The story The Symphony centers around a trip by mother, father and son to the symphony. After the father tries to get out of going, then falls asleep during the performance, the mother decides to teach him a lesson by leaving him at the venue when it's over. Lamenting that she doesn't have any interesting friends (like musicians), she and her son leave the city and she then sleeps on the couch, racked with guilt at her mean trick. She awakens stiff and contrite to her husband enjoying breakfast and reading the paper. As she glances at the paper after he departs for work, she sees that, in her leaving him at the opera house, he has made friends with the conductor and beautiful harpist, and has had their picture published in the society pages.

This is only one of the many situations that caused me to smile at the least, and chuckle out loud at most. If you can get your hands on this one, and it will be difficult, buy it so you can read and re-read it.

Highly recommended.

Wednesday, October 3, 2012

Changeless by Gail Carriger

Alexia Tarabotti, now Lady Maccon, awakens in the wee hours of the mid-afternoon to find her husband, who should be decently asleep like any normal werewolf, yelling at the top of his lungs. Then he disappears - leaving her to deal with a regiment of supernatural soldiers encamped on her doorstep, a plethora of exorcised ghosts, and an angry Queen Victoria. But Alexia is armed with her trusty parasol, the latest fashions, and an arsenal of biting civility. Even when her investigations take her into the backwater of ugly waistcoats, Scotland, she is prepared: upending werewolf pack dynamics as only the soulless can. She might even find time to track down her wayward husband - if she feels like it.

My take: 2 looks
This second book in the Parasol Protectorate series did not grab me like the first one did. Perhaps it was the introduction of the characters and very different premise of the vampire/werewolf story. Perhaps it was the introduction of steampunk as an integral part of the Victorian world. This book included those items, but they were established this time. Characters were brought back, but I was very frustrated by the lack of development of newly introduced Channing and no building at all in the recurring characters. All of these things lessened my enjoyment.

On the other hand, I tend to think the first one was just more cleverly written. Alexia was strongly drawn in the first novel, wielding her parasol and her independence like the weapons they were. In this case, she was more of a tool to move the story than the story itself. There was no true antagonist, even to the end. When the "whodunit" was finally revealed, you had already guessed it.

The sexual tension between Alexia and Conall in the first was reduced to mere wanton lust and sex in this installment. I wanted more of the playfulness and shared respect in their coupling, and not simply a pile of discarded clothing on the floor. It reminded me of an animal being in rut, and I don't think that's what Carriger intended.

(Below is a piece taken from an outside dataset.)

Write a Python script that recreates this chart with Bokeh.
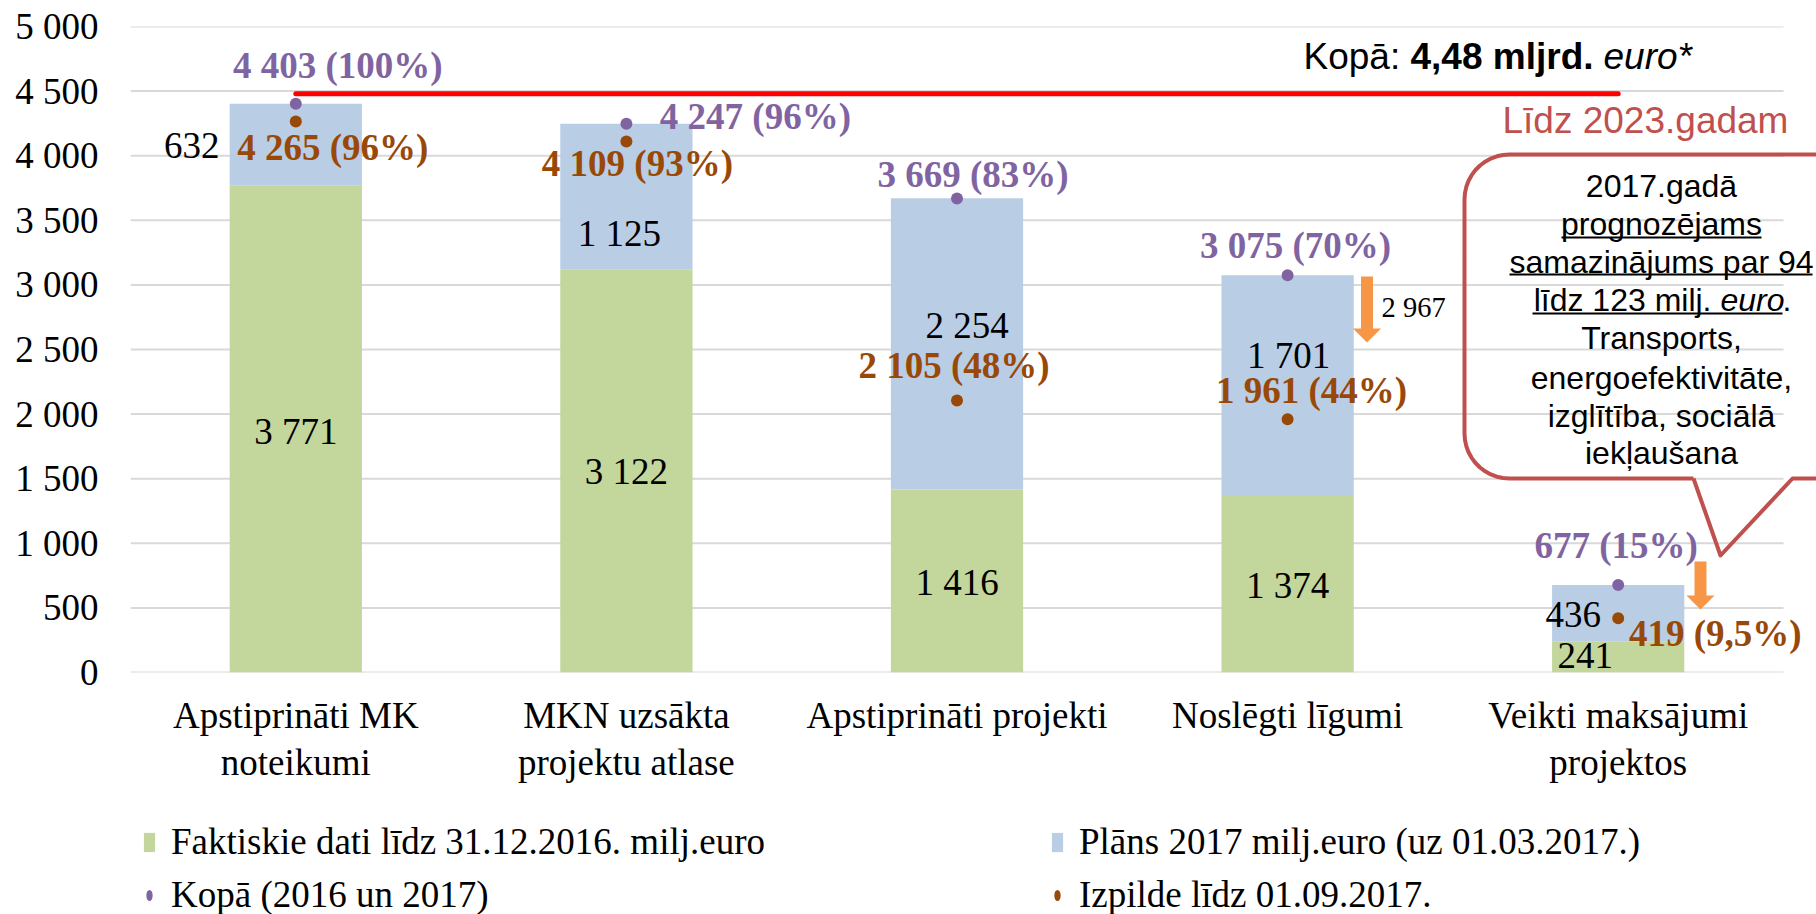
import numpy as np
from bokeh.plotting import figure
from bokeh.layouts import column
from bokeh.models import FixedTicker, Legend, LegendItem, Range1d
from bokeh.embed import file_html
from bokeh.resources import INLINE
from bokeh.core.properties import value

# ---------------- data ----------------
categories = ["Apstiprināti MK\nnoteikumi", "MKN uzsākta\nprojektu atlase",
              "Apstiprināti projekti", "Noslēgti līgumi", "Veikti maksājumi\nprojektos"]
actual_2016 = [3771, 3122, 1416, 1374, 241]
plan_2017 = [632, 1125, 2254, 1701, 436]
total_2016_2017 = [4403, 4247, 3669, 3075, 677]
total_share = ["100%", "96%", "83%", "70%", "15%"]
execution = [4265, 4109, 2105, 1961, 419]
execution_share = ["96%", "93%", "48%", "44%", "9,5%"]
y_ticks = [0, 500, 1000, 1500, 2000, 2500, 3000, 3500, 4000, 4500, 5000]
y_tick_labels = ["0", "500", "1 000", "1 500", "2 000", "2 500", "3 000",
                 "3 500", "4 000", "4 500", "5 000"]
total_budget = 4480
reduced_forecast = 2967
legend_labels = ["Faktiskie dati līdz 31.12.2016. milj.euro",
                 "Kopā (2016 un 2017)",
                 "Plāns 2017 milj.euro (uz 01.03.2017.)",
                 "Izpilde līdz 01.09.2017."]
callout_lines = ["2017.gadā", "prognozējams", "samazinājums par 94",
                 "līdz 123 milj.", "Transports,", "energoefektivitāte,",
                 "izglītība, sociālā", "iekļaušana"]

# ---------------- styles / layout ----------------
GREEN, BLUE = "#C3D69B", "#B9CDE5"
PURPLE, BROWN = "#8064A2", "#984807"
ORANGE, CALLOUT = "#F79646", "#C0504D"
SERIF, SANS = "Liberation Serif", "Liberation Sans"

W, H_TOTAL, H_MAIN = 1816, 914, 800
MB_LEFT, MB_TOP = 130, 26
X0, XS = 130.0, 330.6          # px of x=0, px per category
Y0, YS = 672.0, 646.0 / 5000   # px of y=0, px per unit
MB_BOTTOM = H_MAIN - int(Y0)
X_END = (W - MB_LEFT) / XS


def xd(px):
    return (px - X0) / XS


def yd(py):
    return (Y0 - py) / YS


def fmt(v):
    return f"{v:,}".replace(",", " ")


xc = [i + 0.5 for i in range(len(categories))]
stack_top = [a + b for a, b in zip(actual_2016, plan_2017)]

p = figure(width=W, height=H_MAIN, output_backend="svg", toolbar_location=None,
           x_range=Range1d(0, X_END), y_range=Range1d(0, 5000),
           min_border_left=MB_LEFT, min_border_top=MB_TOP,
           min_border_right=0, min_border_bottom=MB_BOTTOM)
p.outline_line_color = None
p.xgrid.visible = False
p.ygrid.visible = False

# axes
p.yaxis.ticker = FixedTicker(ticks=y_ticks)
p.yaxis.major_label_overrides = {t: l for t, l in zip(y_ticks, y_tick_labels)}
p.xaxis.ticker = FixedTicker(ticks=xc)
p.xaxis.major_label_overrides = {x: c for x, c in zip(xc, categories)}
for ax in (p.xaxis[0], p.yaxis[0]):
    ax.axis_line_color = None
    ax.major_tick_line_color = None
    ax.minor_tick_line_color = None
    ax.major_tick_out = 0
    ax.major_tick_in = 0
    ax.major_label_text_font = SERIF
    ax.major_label_text_font_size = "37px"
    ax.major_label_text_color = "black"
p.yaxis.major_label_standoff = 32
p.xaxis.major_label_standoff = 22
p.xaxis.major_label_text_line_height = 1.16

# gridlines
p.segment(x0=[0] * len(y_ticks), x1=[5] * len(y_ticks), y0=y_ticks, y1=y_ticks,
          line_color="#D9D9D9", line_width=2)

# bars
p.vbar(x=xc, bottom=0, top=actual_2016, width=0.4, fill_color=GREEN, line_color=None)
p.vbar(x=xc, bottom=actual_2016, top=stack_top, width=0.4, fill_color=BLUE, line_color=None)

# budget line
p.line(x=[xc[0], xc[-1]], y=[total_budget, total_budget], line_color="#FF0000",
       line_width=5, line_cap="round")

# dots
p.scatter(x=xc, y=total_2016_2017, size=12, fill_color=PURPLE, line_color=None)
p.scatter(x=xc, y=execution, size=12, fill_color=BROWN, line_color=None)


def txt(x, y, text, size, color="black", style="normal", align="center",
        font=SERIF, xo=0, yo=0):
    p.text(x=x, y=y, text=text, x_offset=xo, y_offset=yo,
           text_font=value(font), text_font_size=value(f"{size}px"),
           text_font_style=style, text_color=color, text_align=align,
           text_baseline="middle")


def ptxt(px, py, text, size, **kw):
    txt([xd(px)], [yd(py)], [text], size, **kw)


# bar segment labels
txt(xc, [a / 2 for a in actual_2016], [fmt(v) for v in actual_2016], 37,
    xo=[0, 0, 0, 0, -33], yo=[3, 1, 1, 2, -1])
txt(xc, [a + b / 2 for a, b in zip(actual_2016, plan_2017)], [fmt(v) for v in plan_2017], 37,
    xo=[-104, -7, 10, 1, -45], yo=[1, 37, -18, -30, 1])

# total labels
txt(xc, total_2016_2017, [f"{fmt(v)} ({s})" for v, s in zip(total_2016_2017, total_share)],
    37, color=PURPLE, style="bold", xo=[42, 129, 16, 8, -2], yo=[-38, -7, -24, -30, -40])
# execution labels
txt(xc, execution, [f"{fmt(v)} ({s})" for v, s in zip(execution, execution_share)],
    37, color=BROWN, style="bold", xo=[37, 11, -3, 24, 97], yo=[26, 22, -35, -29, 15])


# orange arrows
def arrow(cx, top, tip):
    pts = [(cx - 6, top), (cx + 6, top), (cx + 6, tip - 14), (cx + 14, tip - 14),
           (cx, tip), (cx - 14, tip - 14), (cx - 6, tip - 14)]
    p.patch([xd(a) for a, b in pts], [yd(b) for a, b in pts],
            fill_color=ORANGE, line_color=None)


arrow(1366.5, 276, 342)
arrow(1700, 561, 609)
ptxt(1381, 307, fmt(reduced_forecast), 28.5, align="left")

# totals text
ptxt(1303, 56, "Kopā:", 37, font=SANS, align="left")
ptxt(1410, 56, "4,48 mljrd.", 37, font=SANS, style="bold", align="left")
ptxt(1603, 56, "euro*", 37, font=SANS, style="italic", align="left")
ptxt(1502, 120, "Līdz 2023.gadam", 37, font=SANS, color=CALLOUT, align="left")

# callout shape
r, L, T, B, R = 45, 1464, 154, 478, 1900
pts = [(1693, B), (1720, 555), (1792, B), (R, B), (R, T), (L + r, T)]
for th in np.linspace(np.pi / 2, np.pi, 12):
    pts.append((L + r + r * np.cos(th), T + r - r * np.sin(th)))
for th in np.linspace(np.pi, 1.5 * np.pi, 12):
    pts.append((L + r + r * np.cos(th), B - r - r * np.sin(th)))
pts.append((1693, B))
p.line([xd(a) for a, b in pts], [yd(b) for a, b in pts], line_color=CALLOUT,
       line_width=4, line_join="round")

# callout text
line_y = [185, 223, 261, 299, 337, 377, 415, 452]
for i, (t, yy) in enumerate(zip(callout_lines, line_y)):
    if i == 3:
        ptxt(1711, yy, t, 32, font=SANS, align="right")
        ptxt(1720, yy, "euro", 32, font=SANS, style="italic", align="left")
        ptxt(1782, yy, ".", 32, font=SANS, align="left")
    else:
        ptxt(1661, yy, t, 32, font=SANS)
ul = [(1561, 1761, 237), (1509, 1812, 274), (1532, 1782, 313)]
p.segment(x0=[xd(a) for a, b, c in ul], x1=[xd(b) for a, b, c in ul],
          y0=[yd(c) for a, b, c in ul], y1=[yd(c) for a, b, c in ul],
          line_color="black", line_width=2)

# ---------------- legend strip ----------------
pl = figure(width=W, height=H_TOTAL - H_MAIN, output_backend="svg", toolbar_location=None,
            x_range=Range1d(0, 1), y_range=Range1d(0, 1),
            x_axis_type=None, y_axis_type=None,
            min_border_left=0, min_border_right=0, min_border_top=0, min_border_bottom=0)
pl.outline_line_color = None
pl.xgrid.visible = False
pl.ygrid.visible = False
# legend keys (placed outside the visible range, only their swatches are shown)
k_green = pl.vbar(x=[-10], top=[-10], width=0.4, fill_color=GREEN, line_color=None)
k_blue = pl.vbar(x=[-10], top=[-10], width=0.4, fill_color=BLUE, line_color=None)
k_purple = pl.ellipse(x=[-10], y=[-10], width=9, height=16, width_units="screen",
                      height_units="screen", fill_color=PURPLE, line_color=None)
k_brown = pl.ellipse(x=[-10], y=[-10], width=9, height=16, width_units="screen",
                     height_units="screen", fill_color=BROWN, line_color=None)

legend = Legend(items=[LegendItem(label=legend_labels[0], renderers=[k_green]),
                       LegendItem(label=legend_labels[1], renderers=[k_purple]),
                       LegendItem(label=legend_labels[2], renderers=[k_blue]),
                       LegendItem(label=legend_labels[3], renderers=[k_brown])],
                location=(12, -2), orientation="vertical", nrows=2,
                glyph_width=14, glyph_height=24, label_standoff=15,
                label_width=869, label_height=42, spacing=10,
                padding=0, margin=0, border_line_color=None,
                background_fill_alpha=0,
                label_text_font=SERIF, label_text_font_size="37px",
                label_text_color="black")
pl.add_layout(legend, "center")

layout = column(p, pl, spacing=0)
open("out.html", "w").write(file_html(layout, INLINE))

Lastly, the ending was shockingly inappropriate. I literally stared wide-eyed and mouth agape as I read the last few pages. It was so out of character and unnecessary to add this extremely negative ending. It was not the interesting and heart-stopping twist that I suspect it was meant to be. I found it so distasteful that I may not read the third book for a while, if ever.

With that said, I can't recommend this one.